_Directive_:
Write out, word for word, only the data from its first line to the line containing "0.08, 0.035, 0.02, 0.015, 0.015, 0.015, 0.015]".

========

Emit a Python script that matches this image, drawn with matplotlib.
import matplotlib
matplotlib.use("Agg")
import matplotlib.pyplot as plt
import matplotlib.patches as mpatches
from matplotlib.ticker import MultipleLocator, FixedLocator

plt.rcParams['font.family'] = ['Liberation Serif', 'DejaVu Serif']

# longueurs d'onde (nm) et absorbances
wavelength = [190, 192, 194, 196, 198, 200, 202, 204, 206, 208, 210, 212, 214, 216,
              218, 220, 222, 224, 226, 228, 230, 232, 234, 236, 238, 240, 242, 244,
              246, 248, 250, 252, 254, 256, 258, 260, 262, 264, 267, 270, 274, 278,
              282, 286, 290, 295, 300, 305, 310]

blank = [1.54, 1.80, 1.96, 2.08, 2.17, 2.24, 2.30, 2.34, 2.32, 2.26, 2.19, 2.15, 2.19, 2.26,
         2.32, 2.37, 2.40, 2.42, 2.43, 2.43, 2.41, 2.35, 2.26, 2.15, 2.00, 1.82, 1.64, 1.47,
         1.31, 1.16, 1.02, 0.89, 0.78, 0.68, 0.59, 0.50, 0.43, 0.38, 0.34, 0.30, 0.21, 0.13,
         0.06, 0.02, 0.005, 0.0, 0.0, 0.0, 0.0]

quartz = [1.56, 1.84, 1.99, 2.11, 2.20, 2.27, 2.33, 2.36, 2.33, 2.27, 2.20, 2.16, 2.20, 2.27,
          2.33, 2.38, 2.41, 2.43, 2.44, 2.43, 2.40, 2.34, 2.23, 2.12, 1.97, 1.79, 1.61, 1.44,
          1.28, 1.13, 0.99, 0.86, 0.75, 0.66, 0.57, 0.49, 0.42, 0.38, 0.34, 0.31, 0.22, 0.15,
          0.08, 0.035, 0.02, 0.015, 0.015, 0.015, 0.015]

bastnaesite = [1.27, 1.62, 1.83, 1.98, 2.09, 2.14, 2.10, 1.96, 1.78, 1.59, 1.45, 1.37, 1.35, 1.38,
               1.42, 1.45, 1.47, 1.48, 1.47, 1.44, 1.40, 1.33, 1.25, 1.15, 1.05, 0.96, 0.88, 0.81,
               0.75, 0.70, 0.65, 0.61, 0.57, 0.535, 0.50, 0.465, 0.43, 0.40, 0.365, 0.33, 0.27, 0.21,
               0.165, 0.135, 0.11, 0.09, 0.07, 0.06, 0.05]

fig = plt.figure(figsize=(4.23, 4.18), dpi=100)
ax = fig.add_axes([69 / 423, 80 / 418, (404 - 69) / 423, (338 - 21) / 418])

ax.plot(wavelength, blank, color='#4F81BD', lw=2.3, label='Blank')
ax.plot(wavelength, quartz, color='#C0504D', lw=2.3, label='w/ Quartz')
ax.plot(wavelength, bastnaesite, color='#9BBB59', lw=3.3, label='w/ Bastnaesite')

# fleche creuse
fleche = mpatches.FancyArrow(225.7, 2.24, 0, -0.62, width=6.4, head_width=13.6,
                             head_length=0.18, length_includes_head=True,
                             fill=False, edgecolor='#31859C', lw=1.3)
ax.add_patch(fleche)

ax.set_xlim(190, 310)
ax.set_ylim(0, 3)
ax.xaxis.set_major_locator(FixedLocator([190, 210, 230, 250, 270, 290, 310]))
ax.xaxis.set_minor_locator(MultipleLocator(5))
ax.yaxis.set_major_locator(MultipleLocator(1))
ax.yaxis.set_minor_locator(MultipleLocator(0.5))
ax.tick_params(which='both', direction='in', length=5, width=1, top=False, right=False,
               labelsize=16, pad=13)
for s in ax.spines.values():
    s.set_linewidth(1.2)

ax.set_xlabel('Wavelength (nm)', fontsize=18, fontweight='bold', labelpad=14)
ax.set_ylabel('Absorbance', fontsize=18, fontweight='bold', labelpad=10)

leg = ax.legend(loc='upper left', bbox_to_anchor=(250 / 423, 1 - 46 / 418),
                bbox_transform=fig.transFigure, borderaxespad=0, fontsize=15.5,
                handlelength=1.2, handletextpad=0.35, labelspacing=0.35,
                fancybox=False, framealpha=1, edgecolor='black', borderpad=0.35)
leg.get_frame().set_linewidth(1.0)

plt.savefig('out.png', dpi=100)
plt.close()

========

_Result of this exercise_:
Emit a Python script that matches this image, drawn with matplotlib.
import matplotlib
matplotlib.use("Agg")
import matplotlib.pyplot as plt
import matplotlib.patches as mpatches
from matplotlib.ticker import MultipleLocator, FixedLocator

plt.rcParams['font.family'] = ['Liberation Serif', 'DejaVu Serif']

# longueurs d'onde (nm) et absorbances
wavelength = [190, 192, 194, 196, 198, 200, 202, 204, 206, 208, 210, 212, 214, 216,
              218, 220, 222, 224, 226, 228, 230, 232, 234, 236, 238, 240, 242, 244,
              246, 248, 250, 252, 254, 256, 258, 260, 262, 264, 267, 270, 274, 278,
              282, 286, 290, 295, 300, 305, 310]

blank = [1.54, 1.80, 1.96, 2.08, 2.17, 2.24, 2.30, 2.34, 2.32, 2.26, 2.19, 2.15, 2.19, 2.26,
         2.32, 2.37, 2.40, 2.42, 2.43, 2.43, 2.41, 2.35, 2.26, 2.15, 2.00, 1.82, 1.64, 1.47,
         1.31, 1.16, 1.02, 0.89, 0.78, 0.68, 0.59, 0.50, 0.43, 0.38, 0.34, 0.30, 0.21, 0.13,
         0.06, 0.02, 0.005, 0.0, 0.0, 0.0, 0.0]

quartz = [1.56, 1.84, 1.99, 2.11, 2.20, 2.27, 2.33, 2.36, 2.33, 2.27, 2.20, 2.16, 2.20, 2.27,
          2.33, 2.38, 2.41, 2.43, 2.44, 2.43, 2.40, 2.34, 2.23, 2.12, 1.97, 1.79, 1.61, 1.44,
          1.28, 1.13, 0.99, 0.86, 0.75, 0.66, 0.57, 0.49, 0.42, 0.38, 0.34, 0.31, 0.22, 0.15,
          0.08, 0.035, 0.02, 0.015, 0.015, 0.015, 0.015]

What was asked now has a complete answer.